Man Accused of Killing Minnesota Lawmaker Attended Religious School in Dallas
The man accused of assassinating a Minnesota lawmaker and wounding another has roots in Texas.
Vance Boelter attended a nondenominational religious school in Dallas, Christ For the Nations Institute, the school confirmed in a press release. On its website, the school details its religious beliefs, including that marriage is “between one man and one woman,” only two “distinct, complementary genders” exist, and life begins “at the time of conception in the mother’s womb.”
CFNI also describes a list of its prohibited “behaviors and lifestyles,” such as homosexuality, incest, premarital sex, pornography, and adultery, which it calls “sin, offensive, an abomination, and detestable to God.”

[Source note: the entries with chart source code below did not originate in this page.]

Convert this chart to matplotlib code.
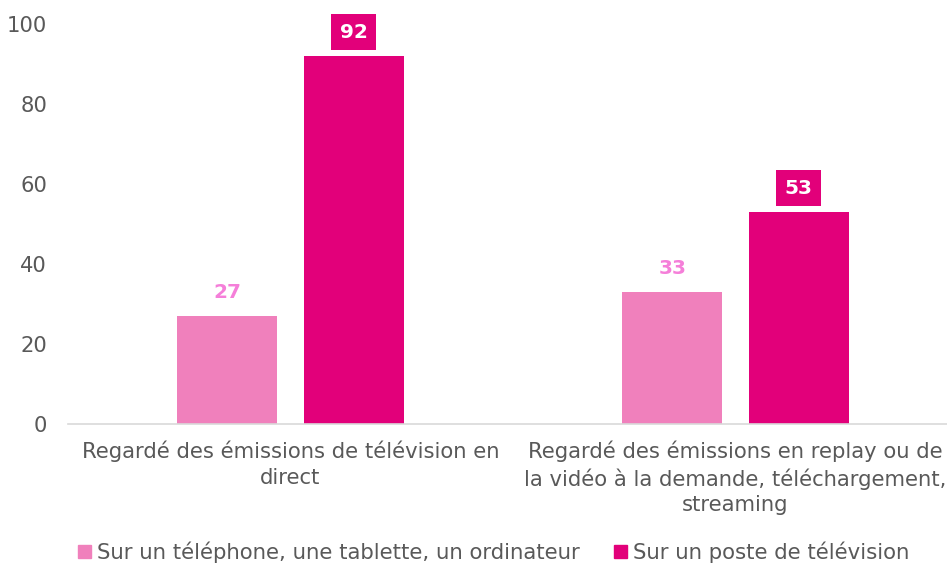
import numpy as np
import matplotlib.pyplot as plt
from matplotlib.patches import Patch

categories = ['Regardé des émissions de télévision en\ndirect',
              'Regardé des émissions en replay ou de\nla vidéo à la demande, téléchargement,\nstreaming']
series_names = ['Sur un téléphone, une tablette, un ordinateur', 'Sur un poste de télévision']
mobile_vals = [27, 33]
tv_vals = [92, 53]

light = '#F080BC'
dark = '#E2007A'
label_light = '#F57FD9'
grey = '#595959'

plt.rcParams['font.family'] = 'DejaVu Sans'
fs = 15.2

fig = plt.figure(figsize=(9.47, 5.64), dpi=100)
ax = fig.add_axes([68 / 947, 140 / 564, 890 / 947, 400 / 564])

x = np.arange(len(categories))
w = 0.225
off = 0.142
b1 = ax.bar(x - off, mobile_vals, w, color=light)
b2 = ax.bar(x + off, tv_vals, w, color=dark)

# value labels: light series plain, dark series in a filled box
for rect, v in zip(b1, mobile_vals):
    ax.annotate(str(v), (rect.get_x() + rect.get_width() / 2, v), xytext=(0, 17),
                textcoords='offset points', ha='center', va='center',
                fontsize=14.5, fontweight='bold', color=label_light)
for rect, v in zip(b2, tv_vals):
    ax.annotate(str(v), (rect.get_x() + rect.get_width() / 2, v), xytext=(0, 17),
                textcoords='offset points', ha='center', va='center',
                fontsize=14.5, fontweight='bold', color='white',
                bbox=dict(boxstyle='square,pad=0.42', fc=dark, ec='none'))

ax.set_xlim(-0.5, 1.5)
ax.set_ylim(0, 100)
ax.set_yticks(range(0, 101, 20))
ax.set_xticks(x)
ax.set_xticklabels(categories, fontsize=fs, color=grey, linespacing=1.35)
ax.tick_params(axis='y', length=0, pad=15, labelsize=fs, labelcolor=grey)
ax.tick_params(axis='x', length=0, pad=12)
for s in ['top', 'right', 'left']:
    ax.spines[s].set_visible(False)
ax.spines['bottom'].set_color('#D9D9D9')
ax.spines['bottom'].set_linewidth(1.2)

handles = [Patch(color=light), Patch(color=dark)]
fig.legend(handles, series_names, loc='lower center', bbox_to_anchor=(494 / 947, -0.032),
           ncol=2, frameon=False, fontsize=15.3, handlelength=0.6, handleheight=0.6,
           handletextpad=0.3, columnspacing=1.6, labelcolor=grey)

plt.savefig('out.png', dpi=100)
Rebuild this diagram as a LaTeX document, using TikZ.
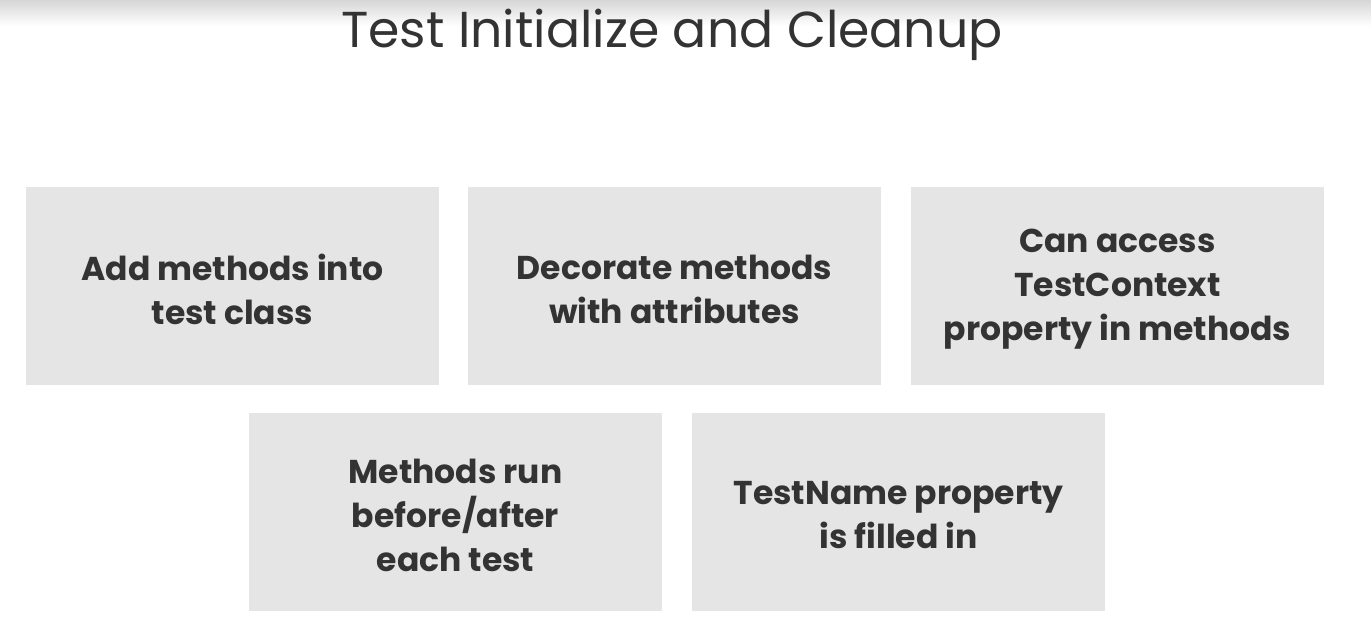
\documentclass[tikz,border=0pt]{standalone}
\usepackage{fontspec}
\setmainfont{Poppins}
\begin{document}
\begin{tikzpicture}[x=1pt,y=-1pt,
  card/.style={fill=boxgray,draw=none,minimum width=413pt,minimum height=198pt,inner sep=0pt},
  cardtext/.style={text=textgray,font=\fontsize{33}{44}\selectfont\bfseries,align=center,inner sep=0pt}]
\definecolor{boxgray}{HTML}{E5E5E5}
\definecolor{textgray}{HTML}{333333}
\definecolor{topgray}{HTML}{D6D6D6}
\useasboundingbox (0,0) rectangle (1371,627);
\fill[white] (0,0) rectangle (1371,627);
\shade[top color=topgray,bottom color=white] (0,0) rectangle (1371,26);
\node[text=textgray,font=\fontsize{50.5}{54}\selectfont,anchor=base] (title) at (672,47) {Test Initialize and Cleanup};
\node[card] (b1) at (232.5,286) {};
\node[card] (b2) at (674.5,286) {};
\node[card] (b3) at (1117.5,286) {};
\node[card] (b4) at (455.5,512) {};
\node[card] (b5) at (898.5,512) {};
\node[cardtext] (t1) at ([yshift=-3pt]b1.center) {Add methods into\\test class};
\node[cardtext] (t2) at ([yshift=-3pt]b2.center) {Decorate methods\\with attributes};
\node[cardtext] (t3) at ([yshift=-3pt]b3.center) {Can access\\TestContext\\property in methods};
\node[cardtext] (t4) at ([yshift=-3pt]b4.center) {Methods run\\before/after\\each test};
\node[cardtext] (t5) at ([yshift=-3pt]b5.center) {TestName property\\is filled in};
\end{tikzpicture}
\end{document}
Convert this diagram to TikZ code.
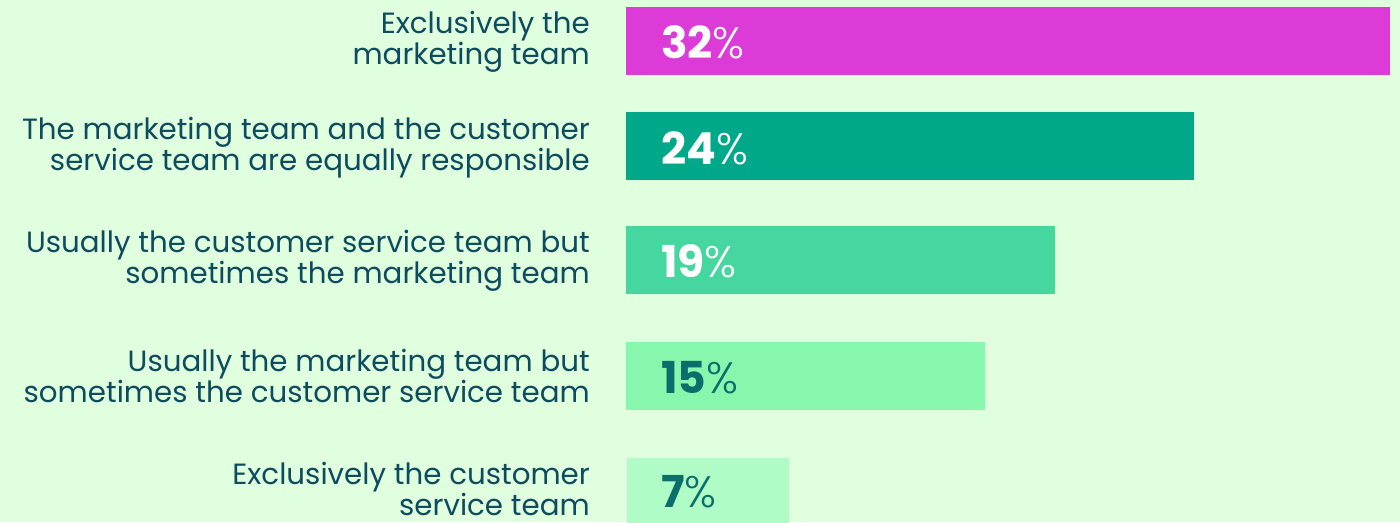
\documentclass[tikz,border=0pt]{standalone}
\usepackage{fontspec}
\setmainfont{Poppins}
\newfontfamily\plight{Poppins Light}
\definecolor{bg}{HTML}{E0FFDE}
\definecolor{cA}{HTML}{DD3BD8}
\definecolor{cB}{HTML}{00A88A}
\definecolor{cC}{HTML}{46D6A0}
\definecolor{cD}{HTML}{88F7AE}
\definecolor{cE}{HTML}{B0FCC6}
\definecolor{lbl}{HTML}{0D4B5E}
\definecolor{dk}{HTML}{0A6E6A}
\begin{document}
\begin{tikzpicture}[x=1pt,y=-1pt,
  lab/.style={anchor=east,align=right,text=lbl,inner sep=0pt,font=\fontsize{29.3}{31}\selectfont},
  pct/.style={anchor=west,inner sep=0pt,font=\fontsize{44}{46}\selectfont\bfseries}]
\fill[bg] (0,0) rectangle (1400,522);
\useasboundingbox (0,0) rectangle (1400,522);
\fill[cA] (626,7) rectangle (1390,75);
\fill[cB] (626,112) rectangle (1194,180);
\fill[cC] (626,226) rectangle (1055,294);
\fill[cD] (626,342) rectangle (985,410);
\fill[cE] (627,458) rectangle (789,526);
\node[lab] (l1) at (590,42) {Exclusively the\\marketing team};
\node[lab] (l2) at (590,148) {The marketing team and the customer\\service team are equally responsible};
\node[lab] (l3) at (590,261) {Usually the customer service team but\\sometimes the marketing team};
\node[lab] (l4) at (590,376) {Usually the marketing team but\\sometimes the customer service team};
\node[lab] (l5) at (590,489) {Exclusively the customer\\service team};
\node[pct,text=white] (p1) at (661,42) {32{\plight\mdseries\%}};
\node[pct,text=white] (p2) at (661,148) {24{\plight\mdseries\%}};
\node[pct,text=white] (p3) at (661,261) {19{\plight\mdseries\%}};
\node[pct,text=dk] (p4) at (661,378) {15{\plight\mdseries\%}};
\node[pct,text=dk] (p5) at (661,492) {7{\plight\mdseries\%}};
\end{tikzpicture}
\end{document}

Boelter graduated in 1990 from CFNI with a degree in theology. Before that, he grew up in small-town Minnesota where, as a high school senior, he was named “Most Courteous” and “Most Friendly,” The Washington Post reported.
“We are absolutely aghast and horrified that a CFNI alumnus is the suspect,” the school said in a release. “This is not who we are. This is not what we teach. This is not what we model. We have been training Christian servant leaders for 55 years and they have been agents of good, not evil.”
Boelter is accused of killing Democratic Rep. Melissa Hortman and her husband on June 14, in what authorities have called a “calculated plan to inflict fear and violence.” Boelter also allegedly shot Sen. John Hoffman and his wife, who both survived the attack, and had a “hit list” of Democratic lawmakers, Axios reported. Boelter was arrested and taken into custody on June 15, after a two-day manhunt.
His alma mater, CFNI, offers a three-year program in practical theology and ministry skills, and trains its students to become “world changers for God’s Kingdom work throughout the world,” according to its website. The school was founded in 1970 by preacher Gordon Lindsay, who believed every Christian should “pray one violent prayer a day.”
“By ‘violent prayer,’” CFNI wrote in its release, “he meant that a Christian’s prayer-life should be intense, fervent, and passionate, not passive and lukewarm.”
Boelter traveled abroad to Jerusalem and Gaza on missionary trips, seeking out “Islamic militants” to “share the gospel and tell them violence wasn’t the answer,” according to his biography on a now-defunct website.
In recent years, Boelter seemingly drifted to the far right, embracing extreme rhetoric about politics and abortion, Matthew Taylor, who studies Christian extremism at the Institute for Islamic, Christian and Jewish Studies, told the Post.